The large majority of present-day Niger-Congo languages are tonal. A typical Niger-Congo tone system involves two or three contrastive level tones. Four level systems are less widespread, and five level systems are rare. Only a few Niger-Congo languages are non-tonal; Swahili is perhaps the best known, but within the Atlantic branch some others are found. Proto-Niger-Congo is thought to have been a tone language with two contrastive levels. Synchronic and comparative-historical studies of tone systems show that such a basic system can easily develop more tonal contrasts under the influence of depressor consonants or through the introduction of a downstep. Languages which have more tonal levels tend to use tone more for lexical and less for grammatical contrasts.

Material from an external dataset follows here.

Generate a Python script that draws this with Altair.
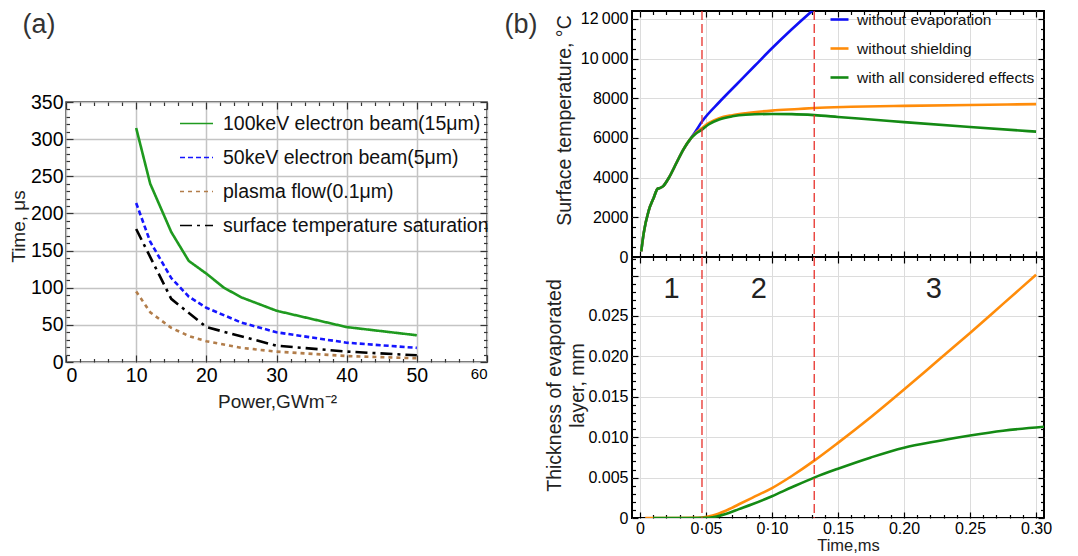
import altair as alt
import pandas as pd

FONT = "Liberation Sans"

panel_labels = ["(a)", "(b)"]

# ---------------- panel (a) ----------------
series_a = ["100keV electron beam(15μm)", "50keV electron beam(5μm)",
            "plasma flow(0.1μm)", "surface temperature saturation"]
colors_a = ["#1f9a1f", "#1515ff", "#b27d4a", "#000000"]
dashes_a = [[1, 0], [5, 3], [4, 4], [12, 5, 3, 5]]

p_100 = [10, 12, 15, 17.5, 20, 22.5, 25, 30, 40, 50]
t_100 = [315, 240, 175, 136, 119, 100, 87, 69, 47, 36]
p_50 = [10, 12, 15, 17.5, 20, 25, 30, 40, 50]
t_50 = [214, 162, 113, 88, 73, 53, 40, 26, 19]
p_pl = [10, 12, 15, 17.5, 20, 25, 30, 40, 50]
t_pl = [95, 67, 46, 35, 28, 19, 14, 8, 5]
p_sat = [10, 15, 20, 30, 40, 50]
t_sat = [179, 85, 47, 22, 14, 9]

x_ticks_a = [0, 10, 20, 30, 40, 50, 60]
y_ticks_a = [0, 50, 100, 150, 200, 250, 300, 350]
x_minor_a = list(range(0, 61, 2))
y_minor_a = list(range(0, 351, 10))

# ---------------- panel (b) ----------------
series_b = ["without evaporation", "without shielding", "with all considered effects"]
colors_b = ["#1010f5", "#ff8c0a", "#148a14"]

t_blue = [0.001, 0.0028, 0.0066, 0.0104, 0.0134, 0.0150, 0.0174, 0.0217, 0.028, 0.0331, 0.0381,
          0.042, 0.047, 0.06, 0.0735, 0.087, 0.1, 0.115, 0.13, 0.14]
T_blue = [280, 1180, 2330, 2980, 3440, 3470, 3560, 3970, 4790, 5440, 5940,
          6320, 6830, 7800, 8720, 9640, 10520, 11480, 12380, 12950]
t_orange = [0.001, 0.0028, 0.0066, 0.0104, 0.0134, 0.0150, 0.0174, 0.0217, 0.028, 0.0331, 0.0381,
            0.042, 0.047, 0.052, 0.06, 0.07, 0.08, 0.1, 0.12, 0.132, 0.16, 0.2, 0.25, 0.3]
T_orange = [280, 1180, 2330, 2980, 3440, 3470, 3560, 3970, 4790, 5440, 5940,
            6230, 6500, 6750, 7000, 7150, 7250, 7380, 7460, 7510, 7570, 7620, 7665, 7705]
t_green = [0.001, 0.0028, 0.0066, 0.0104, 0.0134, 0.0150, 0.0174, 0.0217, 0.028, 0.0331, 0.0381,
           0.042, 0.047, 0.052, 0.06, 0.07, 0.08, 0.1, 0.115, 0.132, 0.15, 0.175, 0.2, 0.25, 0.3]
T_green = [280, 1180, 2330, 2980, 3440, 3470, 3560, 3970, 4790, 5440, 5940,
           6200, 6420, 6680, 6930, 7090, 7170, 7210, 7200, 7150, 7060, 6930, 6800, 6550, 6320]

th_t_orange = [0.004, 0.02, 0.04, 0.047, 0.055, 0.065, 0.075, 0.085, 0.1, 0.115, 0.132,
               0.15, 0.175, 0.2, 0.225, 0.25, 0.275, 0.3]
th_orange = [0, 0, 0.00002, 0.00006, 0.0003, 0.0009, 0.0017, 0.0025, 0.0037, 0.0052, 0.0071,
             0.0093, 0.0125, 0.0159, 0.0194, 0.0229, 0.0265, 0.0301]
th_t_green = [0.01, 0.04, 0.05, 0.055, 0.065, 0.075, 0.085, 0.1, 0.115, 0.132, 0.15,
              0.175, 0.2, 0.225, 0.25, 0.275, 0.306]
th_green = [0, 0, 0.00002, 0.0001, 0.0005, 0.0011, 0.0017, 0.0027, 0.0038, 0.0050, 0.0061,
            0.0075, 0.0087, 0.0095, 0.0102, 0.0108, 0.0113]

stage_lines = [0.047, 0.132]
stage_labels = ["1", "2", "3"]
stage_x = [0.024, 0.090, 0.2225]
stage_y = [0.0283, 0.0283, 0.0283]

x_ticks_b = [0, 0.05, 0.10, 0.15, 0.20, 0.25, 0.30]
y_ticks_top = [0, 2000, 4000, 6000, 8000, 10000, 12000]
y_ticks_bot = [0, 0.005, 0.010, 0.015, 0.020, 0.025, 0.030]
x_minor_b = [i / 100 for i in range(0, 31)]
y_minor_top = list(range(0, 12401, 500))
y_minor_bot = [i / 1000 for i in range(0, 33)]

# ---------------- tables ----------------
rows = []
for name, ps, ts in zip(series_a, [p_100, p_50, p_pl, p_sat], [t_100, t_50, t_pl, t_sat]):
    for p, t in zip(ps, ts):
        rows.append({"power": p, "time": t, "series": name})
df_a = pd.DataFrame(rows)

rows = []
for name, ts, vs in zip(series_b, [t_blue, t_orange, t_green], [T_blue, T_orange, T_green]):
    for t, v in zip(ts, vs):
        rows.append({"t": t, "v": v, "series": name})
df_top = pd.DataFrame(rows)

rows = []
for name, ts, vs in zip(series_b[1:], [th_t_orange, th_t_green], [th_orange, th_green]):
    for t, v in zip(ts, vs):
        rows.append({"t": t, "v": v, "series": name})
df_bot = pd.DataFrame(rows)

df_vl = pd.DataFrame({"t": stage_lines})
df_stage = pd.DataFrame({"t": stage_x, "v": stage_y, "label": stage_labels})


def tick_axis(orient, offset, vals, major_test, big, small, color, width):
    return alt.Axis(orient=orient, offset=offset, values=vals, labels=False, grid=False,
                    domain=False, title=None, ticks=True, tickColor=color, tickWidth=width,
                    tickSize={"condition": {"test": major_test, "value": big}, "value": small})


def tick_layers(data, xf, yf, xs, ys, w, h, xvals, xtest, yvals, ytest, big, small, color, width):
    base = alt.Chart(data).mark_point(opacity=0, size=1, clip=True)
    l2 = base.encode(
        x=alt.X(xf, scale=xs, axis=tick_axis("top", -h, xvals, xtest, big, small, color, width)),
        y=alt.Y(yf, scale=ys, axis=tick_axis("right", -w, yvals, ytest, big, small, color, width)))
    l3 = base.encode(
        x=alt.X(xf, scale=xs, axis=tick_axis("bottom", -h, xvals, xtest, big, small, color, width)),
        y=alt.Y(yf, scale=ys, axis=tick_axis("left", -w, yvals, ytest, big, small, color, width)))
    return [l2, l3]


# ---------------- chart (a) ----------------
W_A, H_A = 421, 260
grid_a = "#c4c4c4"
axis_a_common = dict(grid=True, gridColor=grid_a, gridWidth=1.5, domain=False, ticks=False,
                     labelFont=FONT, titleFont=FONT, labelColor="black", titleColor="#222",
                     titleFontWeight="normal")
xs_a = alt.Scale(domain=[0, 60], nice=False, zero=False)
ys_a = alt.Scale(domain=[0, 350], nice=False)

legend_a = alt.Legend(orient="none", legendX=113, legendY=4, title=None, symbolType="stroke",
                      symbolSize=1089, symbolStrokeWidth=1.5, labelFontSize=19.5, labelFont=FONT,
                      labelColor="#111", labelOffset=9, rowPadding=7, padding=0,
                      labelLimit=400)

lines_a = alt.Chart(df_a).mark_line(strokeWidth=2.6, clip=True).encode(
    x=alt.X("power:Q", scale=xs_a,
            axis=alt.Axis(orient="bottom", values=x_ticks_a, format="d", title="Power,GWm⁻²",
                          labelFontSize={"condition": {"test": "datum.value == 60", "value": 15},
                                         "value": 19.5},
                          labelPadding=4, titleFontSize=19, titleX=211, titleY=39,
                          titleBaseline="middle", **axis_a_common)),
    y=alt.Y("time:Q", scale=ys_a,
            axis=alt.Axis(orient="left", values=y_ticks_a, format="d", title="Time, μs",
                          labelFontSize=19.5, labelPadding=3, titleFontSize=19, titleX=-48,
                          titleY=124, titleBaseline="middle", titleAngle=270, **axis_a_common)),
    color=alt.Color("series:N", scale=alt.Scale(domain=series_a, range=colors_a), legend=legend_a),
    strokeDash=alt.StrokeDash("series:N", scale=alt.Scale(domain=series_a, range=dashes_a),
                              legend=legend_a),
)

ticks_a = tick_layers(df_a, "power:Q", "time:Q", xs_a, ys_a, W_A, H_A,
                      x_minor_a, "datum.value % 10 == 0", y_minor_a, "datum.value % 50 == 0",
                      7, 3.5, "#333", 1.2)

chart_a = alt.layer(lines_a, *ticks_a).resolve_axis(x="independent", y="independent").properties(
    width=W_A, height=H_A, view=alt.ViewBackground(stroke="#333", strokeWidth=1.5))

spacer_a = alt.Chart(pd.DataFrame({"label": [panel_labels[0]]})).mark_text(
    font=FONT, fontSize=27, color="#333", align="center", baseline="middle"
).encode(x=alt.value(-27), y=alt.value(13.5), text="label:N").properties(
    width=W_A, height=91, view=alt.ViewBackground(strokeWidth=0))

left_col = alt.vconcat(spacer_a, chart_a, spacing=0, bounds="flush").resolve_scale(
    color="independent", strokeDash="independent", x="independent", y="independent")

# ---------------- chart (b) ----------------
W_B, H_T, H_B = 412, 246, 261
grid_b = "#dcdcdc"
axis_b_common = dict(grid=True, gridColor=grid_b, gridWidth=1, domain=False, ticks=False,
                     labelFont=FONT, titleFont=FONT, labelColor="black", titleColor="#222",
                     titleFontWeight="normal")
xb_scale = alt.Scale(domain=[-0.006, 0.306], nice=False, zero=False)
ys_top = alt.Scale(domain=[0, 12400], nice=False)
ys_bot = alt.Scale(domain=[0, 0.0323], nice=False)
x_major_b = "abs(datum.value * 20 - round(datum.value * 20)) < 1e-6"

legend_b = alt.Legend(orient="none", legendX=197, legendY=-2, title=None, symbolType="stroke",
                      symbolSize=324, symbolStrokeWidth=2.6, labelFontSize=15.5, labelFont=FONT,
                      labelColor="#111", labelOffset=7, rowPadding=10, padding=0, labelLimit=400)

lines_top = alt.Chart(df_top).mark_line(strokeWidth=2.6, clip=True, interpolate="monotone").encode(
    x=alt.X("t:Q", scale=xb_scale,
            axis=alt.Axis(orient="bottom", values=x_ticks_b, labels=False, title=None,
                          **axis_b_common)),
    y=alt.Y("v:Q", scale=ys_top,
            axis=alt.Axis(orient="left", values=y_ticks_top,
                          labelExpr="datum.value >= 10000 ? replace(format(datum.value, ','), ',', '\u2009') : format(datum.value, 'd')",
                          labelFontSize=16, labelPadding=4, title="Surface temperature, °C",
                          titleFontSize=19.5, titleX=-68, titleY=109, titleBaseline="middle",
                          titleAngle=270, **axis_b_common)),
    color=alt.Color("series:N", scale=alt.Scale(domain=series_b, range=colors_b), legend=legend_b),
)

rules_top = alt.Chart(df_vl).mark_rule(color="#e8302a", strokeWidth=1.3, strokeDash=[9, 4]).encode(
    x=alt.X("t:Q", scale=xb_scale, axis=None))

text_b = alt.Chart(pd.DataFrame({"label": [panel_labels[1]]})).mark_text(
    font=FONT, fontSize=27, color="#333", align="center", baseline="middle"
).encode(x=alt.value(-111), y=alt.value(13.5), text="label:N")

ticks_top = tick_layers(df_top, "t:Q", "v:Q", xb_scale, ys_top, W_B, H_T,
                        x_minor_b, x_major_b, y_minor_top, "datum.value % 2000 == 0",
                        6, 3.5, "black", 1.2)

b_top = alt.layer(lines_top, rules_top, text_b, *ticks_top).resolve_axis(
    x="independent", y="independent").properties(
    width=W_B, height=H_T, view=alt.ViewBackground(stroke="black", strokeWidth=2))

lines_bot = alt.Chart(df_bot).mark_line(strokeWidth=2.6, clip=True, interpolate="monotone").encode(
    x=alt.X("t:Q", scale=xb_scale,
            axis=alt.Axis(orient="bottom", values=x_ticks_b,
                          labelExpr="datum.value == 0 ? '0' : (datum.value < 0.12 ? replace(format(datum.value, '.2f'), '.', '·') : format(datum.value, '.2f'))",
                          labelFontSize=16, labelPadding=2, title="Time,ms", titleFontSize=16.5,
                          titleX=216, titleY=27.5, titleBaseline="middle", **axis_b_common)),
    y=alt.Y("v:Q", scale=ys_bot,
            axis=alt.Axis(orient="left", values=y_ticks_bot,
                          labelExpr="datum.value == 0 ? '0' : (datum.value > 0.0275 ? '' : format(datum.value, '.3f'))",
                          labelFontSize=16, labelPadding=4,
                          title=["Thickness of evaporated", "layer, mm"], titleFontSize=19.5,
                          titleLineHeight=22.5, titleX=-77.5, titleY=128, titleBaseline="middle",
                          titleAngle=270, **axis_b_common)),
    color=alt.Color("series:N", scale=alt.Scale(domain=series_b, range=colors_b), legend=None),
)

rules_bot = alt.Chart(df_vl).mark_rule(color="#e8302a", strokeWidth=1.3, strokeDash=[9, 4]).encode(
    x=alt.X("t:Q", scale=xb_scale, axis=None))

stage_text = alt.Chart(df_stage).mark_text(font=FONT, fontSize=29, color="#222", align="center",
                                            baseline="middle").encode(
    x=alt.X("t:Q", scale=xb_scale, axis=None), y=alt.Y("v:Q", scale=ys_bot, axis=None),
    text="label:N")

ticks_bot = tick_layers(df_bot, "t:Q", "v:Q", xb_scale, ys_bot, W_B, H_B,
                        x_minor_b, x_major_b, y_minor_bot,
                        "abs(datum.value * 200 - round(datum.value * 200)) < 1e-6",
                        6, 3.5, "black", 1.2)

b_bot = alt.layer(lines_bot, rules_bot, stage_text, *ticks_bot).resolve_axis(
    x="independent", y="independent").properties(
    width=W_B, height=H_B, view=alt.ViewBackground(stroke="black", strokeWidth=2))

chart_b = alt.vconcat(b_top, b_bot, spacing=0, bounds="flush").resolve_scale(
    color="independent", x="independent", y="independent")

chart = alt.hconcat(left_col, chart_b, spacing=13).properties(
    padding=0, background="white"
).resolve_scale(
    color="independent", strokeDash="independent", x="independent", y="independent"
)

chart.save("out.html", embed_options={"renderer": "svg", "actions": False})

This section requires expansion.
Niger-Congo languages are known for their system of noun classification, traces of which can be found in every branch of the family but Mande, Ijoid, Dogon, and the Katla and Rashad branches of Kordofanian. These noun-classification systems are somewhat analogous to grammatical gender in other languages, but there are often a fairly large number of classes (often 10 or more), and the classes may be male human/female human/animate/inanimate, or even completely gender-unrelated categories such as places, plants, abstracts, and groups of objects. For example, in Bantu, the Swahili language is called Kiswahili, while the Swahili people are Waswahili. Likewise, in Ubangian, the Zande language is called Pazande, while the Zande people are called Azande.
In the Bantu languages, where noun classification is particularly elaborate, it typically appears as prefixes, with verbs and adjectives marked according to the class of the noun they refer to. For example, in Swahili, watu wazuri wataenda is 'good (zuri) people (tu) will go (ta-enda)'.
The same Atlantic-Congo languages which have noun classes also have a set of verb applicatives and other verbal extensions, such as the reciprocal suffix -na (Swahili penda 'to love', pendana 'to love each other'; also applicative pendea 'to love for' and causative pendeza 'to please').
A Subject Verb Object word order is quite widespread among today's Niger-Congo languages, but SOV is found in branches as divergent as Mande, Ijoid and Dogon. As a result, there has been quite some debate as to the basic word order of Niger-Congo.
Whereas Claudi (1993) argues for SVO on the basis of existing SVO>SOV grammaticalization paths (SOV>SVO is never found), Gensler (1997) points out that the notion of 'basic word order' is problematic as it excludes structures with, for example, auxiliaries. However, the structure SC-OC-VbStem (Subject concord, Object concord, Verb stem) found in the "verbal complex" of the SVO Bantu languages suggests an earlier SOV pattern (where the subject and object were at least represented by pronouns).
Noun phrases in most Niger-Congo languages are characteristically noun-initial, with adjectives, numerals, demonstratives and genitives all coming after the noun. The major exceptions are found in the western reas where verb-final word order predominates and genitives precede nouns, though other modifiers still come afterwards. Degree words almost always follow adjectives, and except in verb-final languages adpositions are prepositional.
The verb-final languages of the Mende region have two quite unusual word order characteristics. Although verbs follow their direct objects, oblique adpositional phrases (like "in the house", "with timber") typically come after the verb, creating a SOVX word order. Also noteworthy in these languages is the prevalence of internally-headed and correlative relative clauses, in both of which the head occurs inside the relative clause rather than the main clause.